Source code of charts
——————

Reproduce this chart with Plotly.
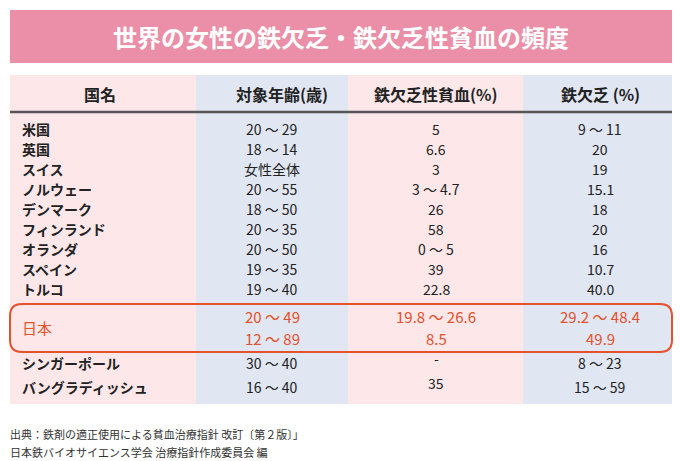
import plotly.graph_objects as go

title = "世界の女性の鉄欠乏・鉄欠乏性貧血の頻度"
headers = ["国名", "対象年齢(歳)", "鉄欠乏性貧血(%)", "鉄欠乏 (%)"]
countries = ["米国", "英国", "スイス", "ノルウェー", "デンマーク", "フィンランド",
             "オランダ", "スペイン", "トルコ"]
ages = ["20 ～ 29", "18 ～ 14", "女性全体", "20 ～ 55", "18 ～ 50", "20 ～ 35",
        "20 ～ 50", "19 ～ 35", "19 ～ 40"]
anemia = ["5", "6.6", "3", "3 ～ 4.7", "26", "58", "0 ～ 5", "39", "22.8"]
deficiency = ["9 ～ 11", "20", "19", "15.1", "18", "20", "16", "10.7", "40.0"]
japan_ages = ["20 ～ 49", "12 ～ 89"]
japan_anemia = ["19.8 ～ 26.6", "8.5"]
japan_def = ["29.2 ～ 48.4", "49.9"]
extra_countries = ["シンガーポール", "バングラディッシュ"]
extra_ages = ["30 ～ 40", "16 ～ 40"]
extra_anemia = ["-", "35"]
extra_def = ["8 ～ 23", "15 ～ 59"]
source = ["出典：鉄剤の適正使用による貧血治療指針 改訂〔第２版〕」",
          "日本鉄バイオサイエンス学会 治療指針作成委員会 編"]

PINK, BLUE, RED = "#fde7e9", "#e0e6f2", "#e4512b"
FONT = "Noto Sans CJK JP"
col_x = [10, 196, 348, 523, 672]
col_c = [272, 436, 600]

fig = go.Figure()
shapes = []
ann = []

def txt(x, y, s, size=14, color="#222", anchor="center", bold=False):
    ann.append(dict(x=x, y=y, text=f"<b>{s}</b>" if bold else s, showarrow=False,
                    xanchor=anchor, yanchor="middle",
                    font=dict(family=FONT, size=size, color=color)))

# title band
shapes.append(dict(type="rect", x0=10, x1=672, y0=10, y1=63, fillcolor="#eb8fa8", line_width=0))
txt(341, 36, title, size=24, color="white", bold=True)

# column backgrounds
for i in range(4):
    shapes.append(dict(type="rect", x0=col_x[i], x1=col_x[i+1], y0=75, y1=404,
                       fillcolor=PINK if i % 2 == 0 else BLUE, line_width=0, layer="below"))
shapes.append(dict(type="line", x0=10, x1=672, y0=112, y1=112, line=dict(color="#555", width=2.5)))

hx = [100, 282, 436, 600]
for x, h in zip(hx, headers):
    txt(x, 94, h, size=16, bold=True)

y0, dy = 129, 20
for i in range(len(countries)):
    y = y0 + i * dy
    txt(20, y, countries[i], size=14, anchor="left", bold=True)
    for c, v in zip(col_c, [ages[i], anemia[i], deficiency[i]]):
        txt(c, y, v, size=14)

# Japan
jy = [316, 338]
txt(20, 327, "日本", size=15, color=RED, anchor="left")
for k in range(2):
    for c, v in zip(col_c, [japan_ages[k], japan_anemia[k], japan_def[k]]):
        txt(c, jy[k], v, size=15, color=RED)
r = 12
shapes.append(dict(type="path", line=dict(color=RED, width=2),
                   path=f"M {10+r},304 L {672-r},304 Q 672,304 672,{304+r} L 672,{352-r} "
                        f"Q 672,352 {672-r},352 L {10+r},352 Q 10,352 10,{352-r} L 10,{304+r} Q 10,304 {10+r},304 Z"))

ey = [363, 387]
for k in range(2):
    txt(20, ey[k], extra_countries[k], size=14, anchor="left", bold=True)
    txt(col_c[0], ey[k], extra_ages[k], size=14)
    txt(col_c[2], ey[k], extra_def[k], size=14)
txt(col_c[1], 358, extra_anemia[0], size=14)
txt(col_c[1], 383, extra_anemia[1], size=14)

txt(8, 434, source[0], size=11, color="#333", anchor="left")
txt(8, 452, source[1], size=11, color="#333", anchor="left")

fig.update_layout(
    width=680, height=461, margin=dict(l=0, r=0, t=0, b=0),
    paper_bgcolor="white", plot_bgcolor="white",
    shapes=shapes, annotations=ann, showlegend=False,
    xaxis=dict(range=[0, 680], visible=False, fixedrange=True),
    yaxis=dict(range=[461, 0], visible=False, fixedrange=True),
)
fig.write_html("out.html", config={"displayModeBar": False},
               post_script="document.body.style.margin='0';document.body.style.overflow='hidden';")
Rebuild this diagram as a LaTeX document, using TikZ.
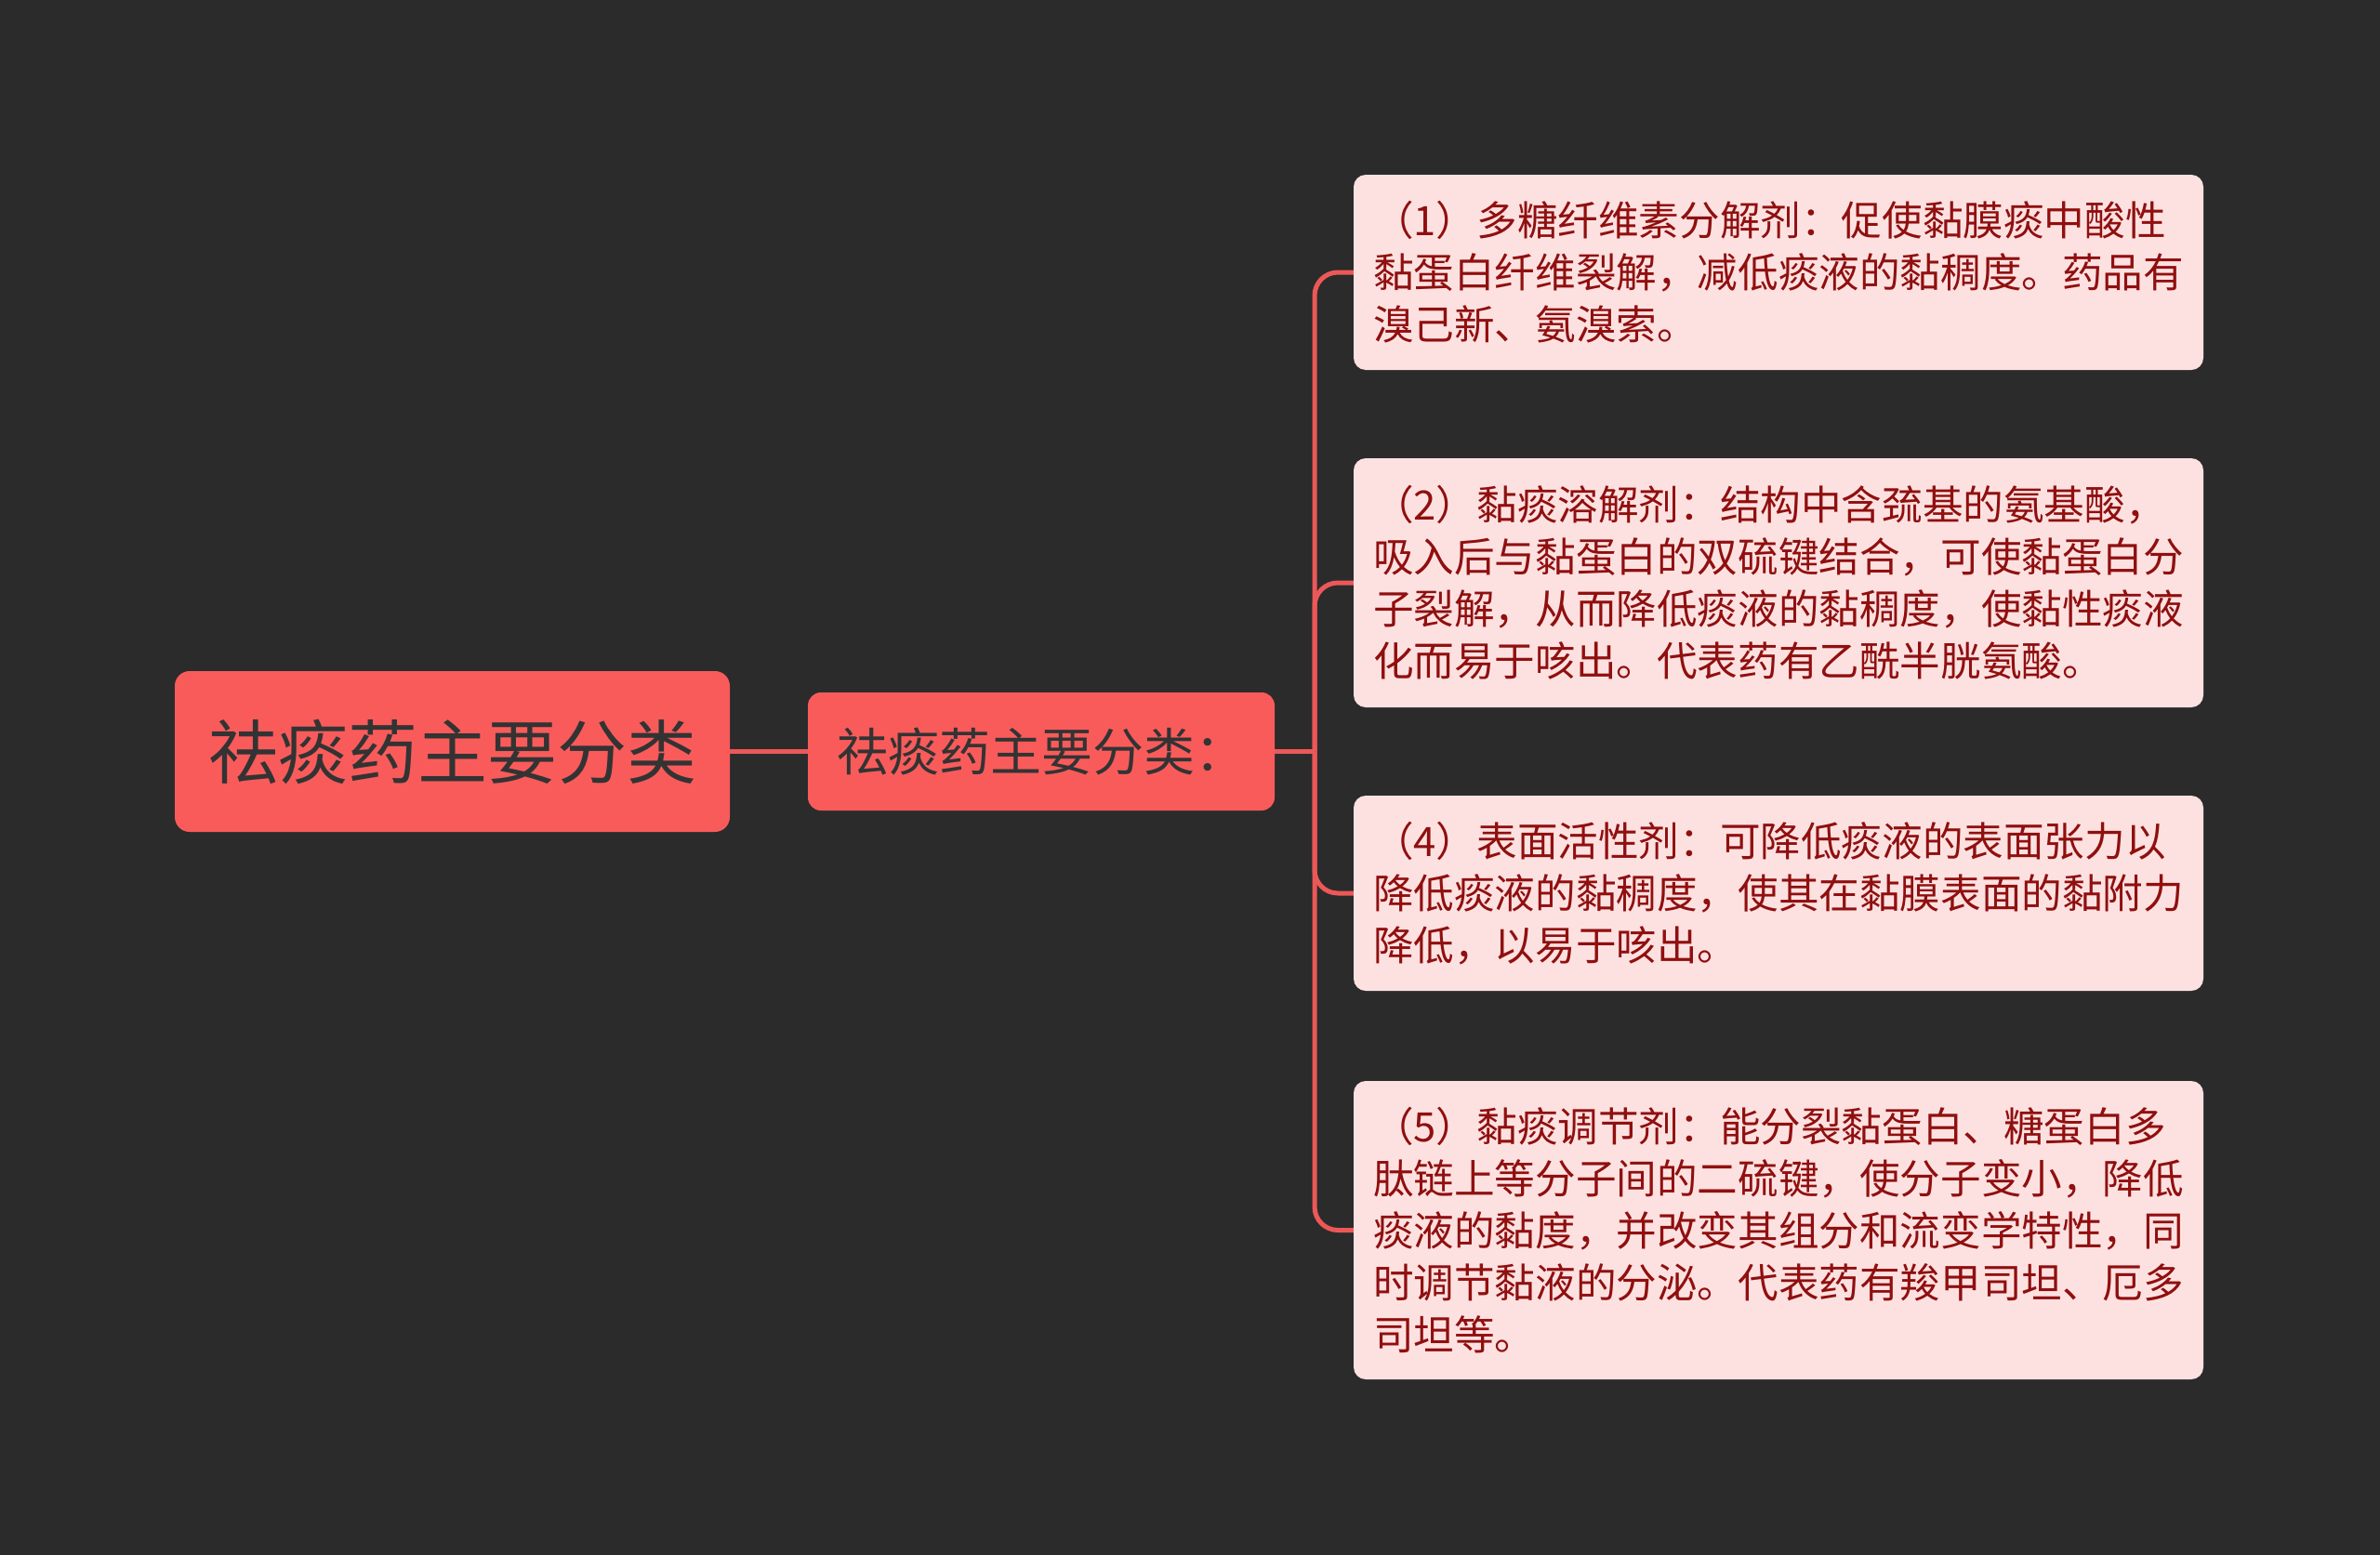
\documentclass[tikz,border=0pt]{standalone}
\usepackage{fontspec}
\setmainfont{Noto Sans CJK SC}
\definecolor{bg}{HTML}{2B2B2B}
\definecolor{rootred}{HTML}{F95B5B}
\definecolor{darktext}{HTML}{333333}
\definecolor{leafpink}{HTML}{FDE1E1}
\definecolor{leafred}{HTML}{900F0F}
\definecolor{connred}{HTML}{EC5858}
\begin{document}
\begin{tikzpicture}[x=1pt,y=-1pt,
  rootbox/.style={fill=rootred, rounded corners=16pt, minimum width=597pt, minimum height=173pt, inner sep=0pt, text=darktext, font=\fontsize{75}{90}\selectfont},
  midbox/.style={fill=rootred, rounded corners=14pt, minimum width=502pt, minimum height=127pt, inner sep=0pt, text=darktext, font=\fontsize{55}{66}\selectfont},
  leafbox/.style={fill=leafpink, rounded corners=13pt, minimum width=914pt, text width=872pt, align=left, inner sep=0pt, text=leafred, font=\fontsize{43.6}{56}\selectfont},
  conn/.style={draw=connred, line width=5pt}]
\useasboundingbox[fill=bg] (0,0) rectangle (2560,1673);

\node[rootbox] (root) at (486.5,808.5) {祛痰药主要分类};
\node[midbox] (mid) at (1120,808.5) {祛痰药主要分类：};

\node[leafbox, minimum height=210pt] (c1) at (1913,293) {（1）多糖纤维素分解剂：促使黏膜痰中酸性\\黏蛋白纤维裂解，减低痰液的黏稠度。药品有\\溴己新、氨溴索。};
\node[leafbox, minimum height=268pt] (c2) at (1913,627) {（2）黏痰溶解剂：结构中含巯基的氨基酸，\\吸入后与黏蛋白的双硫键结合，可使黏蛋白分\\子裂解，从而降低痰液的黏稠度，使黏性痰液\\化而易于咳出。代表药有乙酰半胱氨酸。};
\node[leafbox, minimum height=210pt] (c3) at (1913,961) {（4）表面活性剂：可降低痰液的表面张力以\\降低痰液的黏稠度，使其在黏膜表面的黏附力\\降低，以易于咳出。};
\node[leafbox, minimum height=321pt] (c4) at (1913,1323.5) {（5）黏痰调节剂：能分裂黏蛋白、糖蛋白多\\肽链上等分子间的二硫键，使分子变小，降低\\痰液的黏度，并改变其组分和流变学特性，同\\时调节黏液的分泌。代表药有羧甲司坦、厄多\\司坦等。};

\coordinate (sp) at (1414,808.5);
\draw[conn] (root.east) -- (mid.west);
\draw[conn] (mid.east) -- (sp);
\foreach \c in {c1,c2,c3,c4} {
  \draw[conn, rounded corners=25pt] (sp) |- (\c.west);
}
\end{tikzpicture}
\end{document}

——————

Exercise prompt – Copy the listing word for word, excluding its pictures.

Task output –
Reproduce this chart with Plotly.
import plotly.graph_objects as go

title = "世界の女性の鉄欠乏・鉄欠乏性貧血の頻度"
headers = ["国名", "対象年齢(歳)", "鉄欠乏性貧血(%)", "鉄欠乏 (%)"]
countries = ["米国", "英国", "スイス", "ノルウェー", "デンマーク", "フィンランド",
             "オランダ", "スペイン", "トルコ"]
ages = ["20 ～ 29", "18 ～ 14", "女性全体", "20 ～ 55", "18 ～ 50", "20 ～ 35",
        "20 ～ 50", "19 ～ 35", "19 ～ 40"]
anemia = ["5", "6.6", "3", "3 ～ 4.7", "26", "58", "0 ～ 5", "39", "22.8"]
deficiency = ["9 ～ 11", "20", "19", "15.1", "18", "20", "16", "10.7", "40.0"]
japan_ages = ["20 ～ 49", "12 ～ 89"]
japan_anemia = ["19.8 ～ 26.6", "8.5"]
japan_def = ["29.2 ～ 48.4", "49.9"]
extra_countries = ["シンガーポール", "バングラディッシュ"]
extra_ages = ["30 ～ 40", "16 ～ 40"]
extra_anemia = ["-", "35"]
extra_def = ["8 ～ 23", "15 ～ 59"]
source = ["出典：鉄剤の適正使用による貧血治療指針 改訂〔第２版〕」",
          "日本鉄バイオサイエンス学会 治療指針作成委員会 編"]

PINK, BLUE, RED = "#fde7e9", "#e0e6f2", "#e4512b"
FONT = "Noto Sans CJK JP"
col_x = [10, 196, 348, 523, 672]
col_c = [272, 436, 600]

fig = go.Figure()
shapes = []
ann = []

def txt(x, y, s, size=14, color="#222", anchor="center", bold=False):
    ann.append(dict(x=x, y=y, text=f"<b>{s}</b>" if bold else s, showarrow=False,
                    xanchor=anchor, yanchor="middle",
                    font=dict(family=FONT, size=size, color=color)))

# title band
shapes.append(dict(type="rect", x0=10, x1=672, y0=10, y1=63, fillcolor="#eb8fa8", line_width=0))
txt(341, 36, title, size=24, color="white", bold=True)

# column backgrounds
for i in range(4):
    shapes.append(dict(type="rect", x0=col_x[i], x1=col_x[i+1], y0=75, y1=404,
                       fillcolor=PINK if i % 2 == 0 else BLUE, line_width=0, layer="below"))
shapes.append(dict(type="line", x0=10, x1=672, y0=112, y1=112, line=dict(color="#555", width=2.5)))

hx = [100, 282, 436, 600]
for x, h in zip(hx, headers):
    txt(x, 94, h, size=16, bold=True)

y0, dy = 129, 20
for i in range(len(countries)):
    y = y0 + i * dy
    txt(20, y, countries[i], size=14, anchor="left", bold=True)
    for c, v in zip(col_c, [ages[i], anemia[i], deficiency[i]]):
        txt(c, y, v, size=14)

# Japan
jy = [316, 338]
txt(20, 327, "日本", size=15, color=RED, anchor="left")
for k in range(2):
    for c, v in zip(col_c, [japan_ages[k], japan_anemia[k], japan_def[k]]):
        txt(c, jy[k], v, size=15, color=RED)
r = 12
shapes.append(dict(type="path", line=dict(color=RED, width=2),
                   path=f"M {10+r},304 L {672-r},304 Q 672,304 672,{304+r} L 672,{352-r} "
                        f"Q 672,352 {672-r},352 L {10+r},352 Q 10,352 10,{352-r} L 10,{304+r} Q 10,304 {10+r},304 Z"))

ey = [363, 387]
for k in range(2):
    txt(20, ey[k], extra_countries[k], size=14, anchor="left", bold=True)
    txt(col_c[0], ey[k], extra_ages[k], size=14)
    txt(col_c[2], ey[k], extra_def[k], size=14)
txt(col_c[1], 358, extra_anemia[0], size=14)
txt(col_c[1], 383, extra_anemia[1], size=14)

txt(8, 434, source[0], size=11, color="#333", anchor="left")
txt(8, 452, source[1], size=11, color="#333", anchor="left")

fig.update_layout(
    width=680, height=461, margin=dict(l=0, r=0, t=0, b=0),
    paper_bgcolor="white", plot_bgcolor="white",
    shapes=shapes, annotations=ann, showlegend=False,
    xaxis=dict(range=[0, 680], visible=False, fixedrange=True),
    yaxis=dict(range=[461, 0], visible=False, fixedrange=True),
)
fig.write_html("out.html", config={"displayModeBar": False},
               post_script="document.body.style.margin='0';document.body.style.overflow='hidden';")
Rebuild this diagram as a LaTeX document, using TikZ.
\documentclass[tikz,border=0pt]{standalone}
\usepackage{fontspec}
\setmainfont{Noto Sans CJK SC}
\definecolor{bg}{HTML}{2B2B2B}
\definecolor{rootred}{HTML}{F95B5B}
\definecolor{darktext}{HTML}{333333}
\definecolor{leafpink}{HTML}{FDE1E1}
\definecolor{leafred}{HTML}{900F0F}
\definecolor{connred}{HTML}{EC5858}
\begin{document}
\begin{tikzpicture}[x=1pt,y=-1pt,
  rootbox/.style={fill=rootred, rounded corners=16pt, minimum width=597pt, minimum height=173pt, inner sep=0pt, text=darktext, font=\fontsize{75}{90}\selectfont},
  midbox/.style={fill=rootred, rounded corners=14pt, minimum width=502pt, minimum height=127pt, inner sep=0pt, text=darktext, font=\fontsize{55}{66}\selectfont},
  leafbox/.style={fill=leafpink, rounded corners=13pt, minimum width=914pt, text width=872pt, align=left, inner sep=0pt, text=leafred, font=\fontsize{43.6}{56}\selectfont},
  conn/.style={draw=connred, line width=5pt}]
\useasboundingbox[fill=bg] (0,0) rectangle (2560,1673);

\node[rootbox] (root) at (486.5,808.5) {祛痰药主要分类};
\node[midbox] (mid) at (1120,808.5) {祛痰药主要分类：};

\node[leafbox, minimum height=210pt] (c1) at (1913,293) {（1）多糖纤维素分解剂：促使黏膜痰中酸性\\黏蛋白纤维裂解，减低痰液的黏稠度。药品有\\溴己新、氨溴索。};
\node[leafbox, minimum height=268pt] (c2) at (1913,627) {（2）黏痰溶解剂：结构中含巯基的氨基酸，\\吸入后与黏蛋白的双硫键结合，可使黏蛋白分\\子裂解，从而降低痰液的黏稠度，使黏性痰液\\化而易于咳出。代表药有乙酰半胱氨酸。};
\node[leafbox, minimum height=210pt] (c3) at (1913,961) {（4）表面活性剂：可降低痰液的表面张力以\\降低痰液的黏稠度，使其在黏膜表面的黏附力\\降低，以易于咳出。};
\node[leafbox, minimum height=321pt] (c4) at (1913,1323.5) {（5）黏痰调节剂：能分裂黏蛋白、糖蛋白多\\肽链上等分子间的二硫键，使分子变小，降低\\痰液的黏度，并改变其组分和流变学特性，同\\时调节黏液的分泌。代表药有羧甲司坦、厄多\\司坦等。};

\coordinate (sp) at (1414,808.5);
\draw[conn] (root.east) -- (mid.west);
\draw[conn] (mid.east) -- (sp);
\foreach \c in {c1,c2,c3,c4} {
  \draw[conn, rounded corners=25pt] (sp) |- (\c.west);
}
\end{tikzpicture}
\end{document}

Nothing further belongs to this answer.